Hamburg. Beim ersten Familientag gab es auf allen Ebenen viel zu entdecken. Intendant verspricht “Workshops am laufenden Band“.
Wenn ein Dreijähriger bei voller Big-Band-Lautstärke seelenruhig einschlafen kann – spricht das dann gegen die Qualität der Musik? Ganz im Gegenteil: Es beweist höchstens, wie wohl sich auch die Kinder, die den Großen Saal der Elbphilharmonie beim Familientag am Sonntag das erste Mal für sich entdecken durften, hier fühlen. Keinerlei Berührungsängste, keine Scheu, nirgends, weder zum Gebäude („Paul, was ist deine Lieblingswand? Meine ist die huckelige Holzwand im Kleinen Saal!“) noch zur Musik.
Das Aufsichtspersonal bleibt gelassen
Lustige Blechbläserkobolde zum Beispiel – fünf Bläser von Brass in the Five und der Pantomime Csaba Méhes – laden zum klingenden Zwergen-Ausflug in den Kleinen Saal, ein Programm, das in null Komma nichts so beliebt ist, dass Väter, Mütter, Großeltern und Kinder dafür anstehen. Rein darf man nur noch, wenn jemand rauskommt.

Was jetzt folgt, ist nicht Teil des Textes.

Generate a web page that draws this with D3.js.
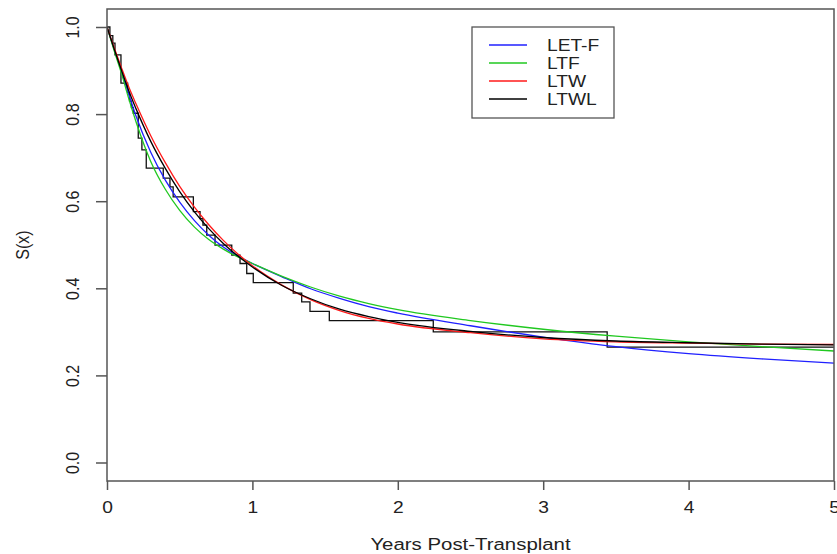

Raus will aber keiner, weil’s drinnen so toll ist.
Macht aber nichts, denn im Foyer des Kleinen Saals gibt es auch ohne Zwerge mit Tuba und Horn reichlich zu entdecken: Der Künstler Ferdinand Försch, dessen fantasievolle Klangskulpturen dort zum Streichen und Schlagwerkeln fröhlich benutzt werden (denn so ist es gedacht), wird zwischenzeitlich ein bisschen nervös, dass die hemmungslosen Trommelknirpse womöglich etwas zu ausgelassen auf den Installationen experimentieren. In diesem Foyer klärt sich übrigens auch die Frage nach der Lieblingswand von Paul (3) aus Ottensen und Mina (4) aus Eimsbüttel – eindeutig die schräge weiße Rückwand hinter den Holzbänken: „Rutschen, Mina, guck mal!“ Mütter pflücken kichernden Nachwuchs von den zweckentfremdeten „Rutschen“, das Aufsichtspersonal bleibt gelassen.
Intendant verspricht "Workshops am laufenden Band"
Überhaupt ist Gelassenheit auf allen Ebenen zu beobachten. Die Hamburger Familien, deren Eintritt für diesen Familientag komplett die Haspa Musik Stiftung spendierte (grüne und blaue Kinder-Rucksäcke gab es obendrauf), nehmen die Elbphilharmonie mit einer Selbstverständlichkeit in Beschlag, als gehörte sie mindestens seit Monaten zum ganz natürlichen Sonntagsausflugsziel.
Die zur Vorgeschichte des Baus gehörende Kostenexplosion findet ihren Weg sogar in ein eigens gedichtetes Kinderlied: „Rechnen können Große nie, siehe Elbphilharmonie ...“ Eltern-Gelächter im Saal, wo wenig später einmütig eine coole Variante von „An de Eck steit’n Jung mit’n Tüdelband“ und „Bruder Jakob“ im Kanon zur Begleitung der NDR Big Band geschmettert wird. Die Workshops in den Kaistudios sind schnell ausgebucht, Intendant Christoph Lieben-Seutter kündigt für alle Enttäuschten „ab sofort Hunderte von Workshops am laufenden Band“ an.
Bliebe ein Wunsch frei, dann der, dass das Publikum nicht gar so homogen winterhudig-elbvorortig-eimsbüttelig bleiben möge wie an diesem Familientag – der zudem hoffentlich nicht der letzte seiner Art gewesen ist.